-- BEGIN DATASET ENTRIES --

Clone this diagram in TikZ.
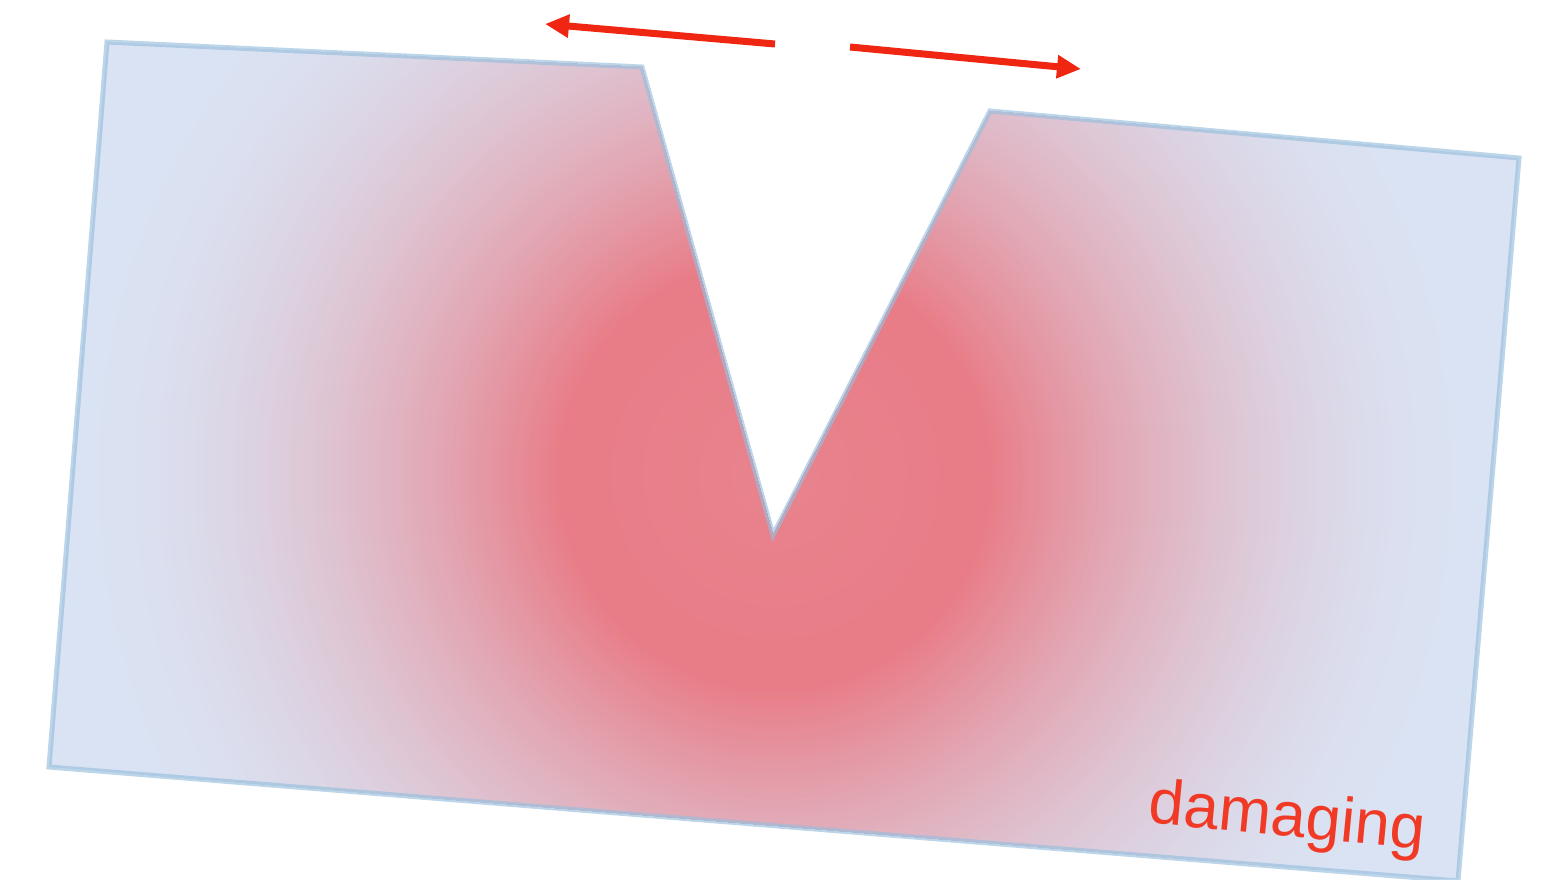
\documentclass[tikz,border=0pt]{standalone}
\usepackage{fontspec}
\setmainfont{Liberation Sans}
\usetikzlibrary{arrows.meta}
\definecolor{cred}{HTML}{E87C87}
\definecolor{cin}{HTML}{E8838D}
\definecolor{cblue}{HTML}{DAE3F3}
\definecolor{edgeblue}{HTML}{98BEDC}
\definecolor{arrowred}{HTML}{EE2612}
\definecolor{textred}{HTML}{F03A26}
\tikzset{
  pushar/.style={draw=arrowred, line width=7pt, -{Triangle[length=24pt,width=22pt]}},
  plateedge/.style={draw=edgeblue, draw opacity=0.65, line width=5pt, line join=miter},
  lbl/.style={text=textred, font=\fontsize{63}{70}\selectfont, inner sep=0pt}
}
\begin{document}
\begin{tikzpicture}[x=1pt,y=-1pt]
\useasboundingbox (0,0) rectangle (1547,879);
\begin{scope}
  \clip (107,42) -- (642,67) -- (773,535) -- (990,111) -- (1519,158) -- (1458,881) -- (49,767) -- cycle;
  \fill[cblue] (0,0) rectangle (1547,879);
  \foreach \r in {720,716,...,216} {
    \pgfmathsetmacro\t{max(0.0001,min(1,1-(\r-215)/490))}
    \pgfmathsetmacro\p{100*(\t^1.8)}
    \fill[cred!\p!cblue] (775,475) circle[radius=\r pt];
  }
  \foreach \r in {212,204,...,8} {
    \pgfmathsetmacro\q{\r/215*100}
    \fill[cred!\q!cin] (775,475) circle[radius=\r pt];
  }
\end{scope}
\path[plateedge] (107,42) -- (642,67) -- (773,535) -- (990,111) -- (1519,158) -- (1458,881) -- (49,767) -- cycle;
\coordinate (l1) at (775,44);
\coordinate (l2) at (545,24);
\coordinate (r1) at (850,47);
\coordinate (r2) at (1081,69);
\draw[pushar] (l1) -- (l2);
\draw[pushar] (r1) -- (r2);
\node[lbl, rotate=-5.5] (dmg) at (1287,820) {damaging};
\end{tikzpicture}
\end{document}
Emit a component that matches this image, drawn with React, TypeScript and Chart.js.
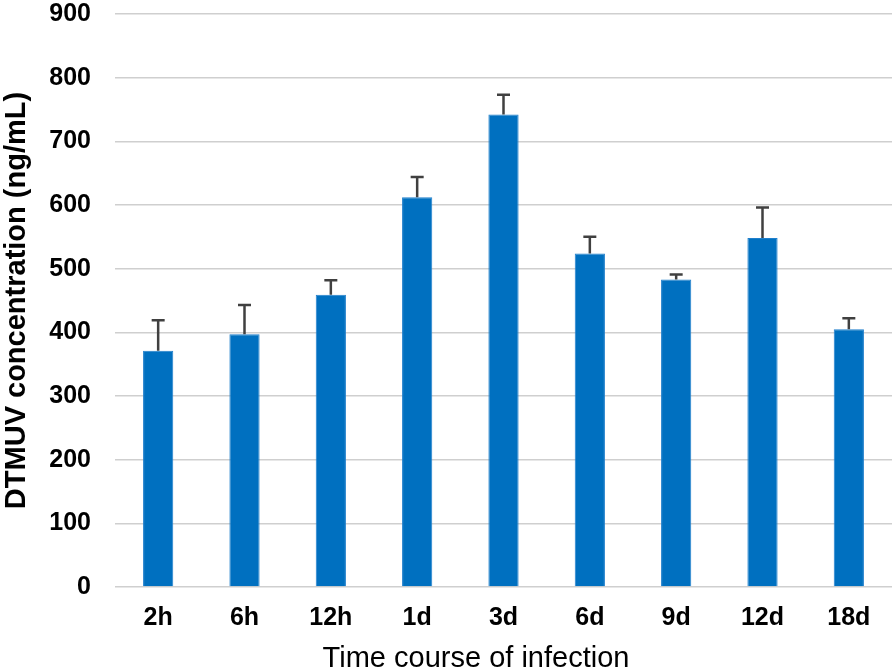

-- END DATASET ENTRIES --

### THE PROBLEM:
Review the preceding data and report every line that includes the string "this".

### REPLY TO THE EXERCISE:
Clone this diagram in TikZ.
Emit a component that matches this image, drawn with React, TypeScript and Chart.js.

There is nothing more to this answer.